Two new Global Reports by the United Nations Educational, Scientific and Cultural Organization (UNESCO) --World Trends in Freedom of Expression and Media Development: 2017/2018 Global Report and Re|Shaping Cultural Policies have been launched in Accra.
The two Global Reports were outdoored as part of activities marking this year's World Press Freedom Day in Ghana.
At its 36th session of the General Conference in September 2011, UNESCO was mandated by Member States to explore the impact of change on press freedom and the safety of journalists.
Covering the period 2012 to 2017, the study, examines transformations in journalism and changes for different types of users and producers of information facilitated by new information and communication technologies, while demonstrating, at the same time, the continued relevance of the vision of press freedom put forward in the Windhoek Declaration in 1991.
The growing centrality of the internet in communications and the accompanying role and influence of powerful internet platforms operating across borders, have drawn the attention of the courts and governments seeking to regulate these intermediaries with risks to online expression.
Apart from mapping out emerging global trends, the report also makes an unequivocal call to action to counter new and persistent challenges and threats to journalistic source protection and to public confidence in privacy--increasing incursions into privacy and an expansion of mass and arbitrary surveillance-- which the UN recognizes as an enabler of freedom of expression.
This new edition of World Trends in Freedom of Expression and Media Development: 2017/2018 Global Report, therefore, reflects the structure and analyses the fundamental components of press freedom--including an examination of trends in media freedom, pluralism, independence and the safety of journalists.
On the other hand, the Global Report--Re|Shaping Cultural Policies series has been designed to monitor the implementation of the UNESCO Convention on the Protection and Promotion of the Diversity of Cultural Expressions (2005) and provides evidence of how this implementation process contributes to attaining the United Nations 2030 Sustainable Development Goals (SDGs) 8, 16 and 17, and targets.
The roadmap for the implementation of Convention 2005 requires the co-operation of governments and non-governmental actors in four key areas, namely strengthening governance for culture, improving the conditions for the mobility of artists, integrating culture in sustainable development strategies and promoting human rights and fundamental freedoms--all of which are linked to the 2030 Agenda for Sustainable Development.

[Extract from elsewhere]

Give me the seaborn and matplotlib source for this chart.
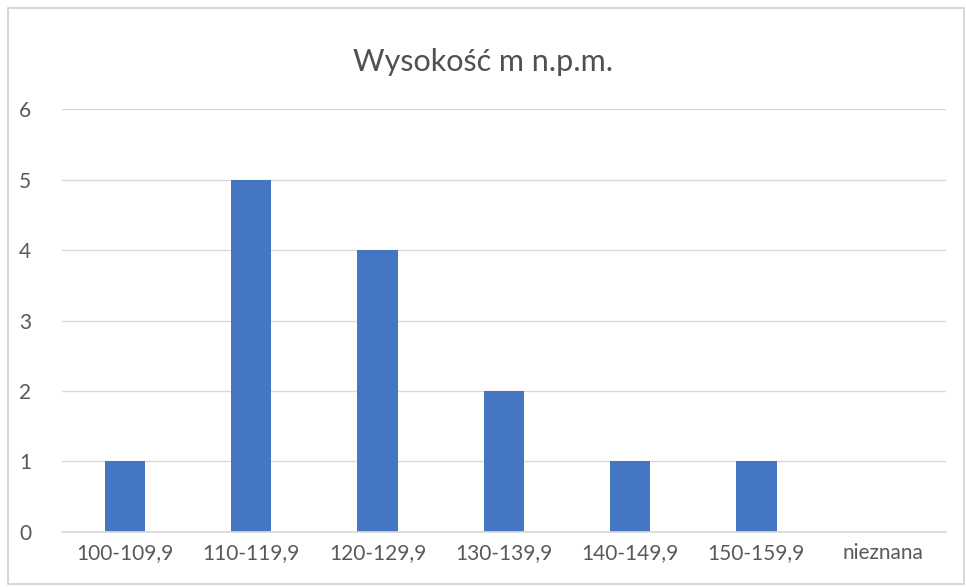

The 2018 Global Report--Re|Shaping Cultural Policies, therefore, analyses progress achieved in implementing the 2005 Convention since the first Global Report was published in 2015.
The Report series produce new and valuable evidence to inform cultural policy making and advance creativity for development. The Report also indicates that measures to support economic and social rights of artists are increasingly emerging in national legislations across Africa-- Senegal being among those countries embarking to prepare new measures on the status of the artist.
The Report concludes that if, in the coming years, Parties are able to meet the requirements set out in the Global Report, at least, in ample measure, if not wholly, then, a process is bound to emerge that will fulfil the long-term promise of the 2005 Convention, which is to 'reshape' cultural policy making across the globe.
According to Audray Azoulay, Director-General of UNESCO, in a foreword to the Report, the Report demonstrates that innovative and cultural policies implemented at regional and local levels have a positive impact on the whole of cultural governance.
Mr Azoulay urged Member States to take ownership of the results of the Report and to invest in the potential of cultural activities and the creative industries as engines of economic development, social cohesion and human dignity.